◆ SUPPLIED MATERIAL:
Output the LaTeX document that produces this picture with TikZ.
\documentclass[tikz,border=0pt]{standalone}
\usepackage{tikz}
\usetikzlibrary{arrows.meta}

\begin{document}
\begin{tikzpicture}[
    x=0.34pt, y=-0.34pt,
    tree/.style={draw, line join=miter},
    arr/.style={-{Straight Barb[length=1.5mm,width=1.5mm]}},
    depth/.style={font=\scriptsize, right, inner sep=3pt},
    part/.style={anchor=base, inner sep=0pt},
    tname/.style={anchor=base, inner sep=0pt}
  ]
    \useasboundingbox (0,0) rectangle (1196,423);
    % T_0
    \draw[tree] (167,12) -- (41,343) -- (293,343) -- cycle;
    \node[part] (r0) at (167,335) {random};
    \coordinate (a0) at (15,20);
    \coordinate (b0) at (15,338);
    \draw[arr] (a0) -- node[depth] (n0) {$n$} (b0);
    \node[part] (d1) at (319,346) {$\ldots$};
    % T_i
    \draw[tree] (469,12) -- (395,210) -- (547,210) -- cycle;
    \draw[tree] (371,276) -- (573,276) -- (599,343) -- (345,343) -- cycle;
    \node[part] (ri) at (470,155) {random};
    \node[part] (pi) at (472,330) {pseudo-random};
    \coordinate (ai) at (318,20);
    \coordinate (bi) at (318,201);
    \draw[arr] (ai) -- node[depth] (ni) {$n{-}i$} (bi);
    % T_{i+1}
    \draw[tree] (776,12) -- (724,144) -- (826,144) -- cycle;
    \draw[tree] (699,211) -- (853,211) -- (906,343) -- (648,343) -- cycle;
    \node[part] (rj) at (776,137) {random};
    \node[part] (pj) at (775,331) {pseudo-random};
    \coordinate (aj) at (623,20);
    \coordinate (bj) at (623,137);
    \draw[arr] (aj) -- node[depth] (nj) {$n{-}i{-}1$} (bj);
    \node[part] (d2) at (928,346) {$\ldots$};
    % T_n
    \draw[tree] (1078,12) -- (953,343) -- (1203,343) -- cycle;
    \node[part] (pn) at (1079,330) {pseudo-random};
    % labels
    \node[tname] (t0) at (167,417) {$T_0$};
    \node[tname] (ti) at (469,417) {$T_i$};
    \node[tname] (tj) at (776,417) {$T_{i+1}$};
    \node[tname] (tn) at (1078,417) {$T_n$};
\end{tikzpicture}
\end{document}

◆ EXERCISE REQUIREMENTS:
Set down the material above again, word for word.

◆ SOLUTION TO THIS EXERCISE:
Output the LaTeX document that produces this picture with TikZ.
\documentclass[tikz,border=0pt]{standalone}
\usepackage{tikz}
\usetikzlibrary{arrows.meta}

\begin{document}
\begin{tikzpicture}[
    x=0.34pt, y=-0.34pt,
    tree/.style={draw, line join=miter},
    arr/.style={-{Straight Barb[length=1.5mm,width=1.5mm]}},
    depth/.style={font=\scriptsize, right, inner sep=3pt},
    part/.style={anchor=base, inner sep=0pt},
    tname/.style={anchor=base, inner sep=0pt}
  ]
    \useasboundingbox (0,0) rectangle (1196,423);
    % T_0
    \draw[tree] (167,12) -- (41,343) -- (293,343) -- cycle;
    \node[part] (r0) at (167,335) {random};
    \coordinate (a0) at (15,20);
    \coordinate (b0) at (15,338);
    \draw[arr] (a0) -- node[depth] (n0) {$n$} (b0);
    \node[part] (d1) at (319,346) {$\ldots$};
    % T_i
    \draw[tree] (469,12) -- (395,210) -- (547,210) -- cycle;
    \draw[tree] (371,276) -- (573,276) -- (599,343) -- (345,343) -- cycle;
    \node[part] (ri) at (470,155) {random};
    \node[part] (pi) at (472,330) {pseudo-random};
    \coordinate (ai) at (318,20);
    \coordinate (bi) at (318,201);
    \draw[arr] (ai) -- node[depth] (ni) {$n{-}i$} (bi);
    % T_{i+1}
    \draw[tree] (776,12) -- (724,144) -- (826,144) -- cycle;
    \draw[tree] (699,211) -- (853,211) -- (906,343) -- (648,343) -- cycle;
    \node[part] (rj) at (776,137) {random};
    \node[part] (pj) at (775,331) {pseudo-random};
    \coordinate (aj) at (623,20);
    \coordinate (bj) at (623,137);
    \draw[arr] (aj) -- node[depth] (nj) {$n{-}i{-}1$} (bj);
    \node[part] (d2) at (928,346) {$\ldots$};
    % T_n
    \draw[tree] (1078,12) -- (953,343) -- (1203,343) -- cycle;
    \node[part] (pn) at (1079,330) {pseudo-random};
    % labels
    \node[tname] (t0) at (167,417) {$T_0$};
    \node[tname] (ti) at (469,417) {$T_i$};
    \node[tname] (tj) at (776,417) {$T_{i+1}$};
    \node[tname] (tn) at (1078,417) {$T_n$};
\end{tikzpicture}
\end{document}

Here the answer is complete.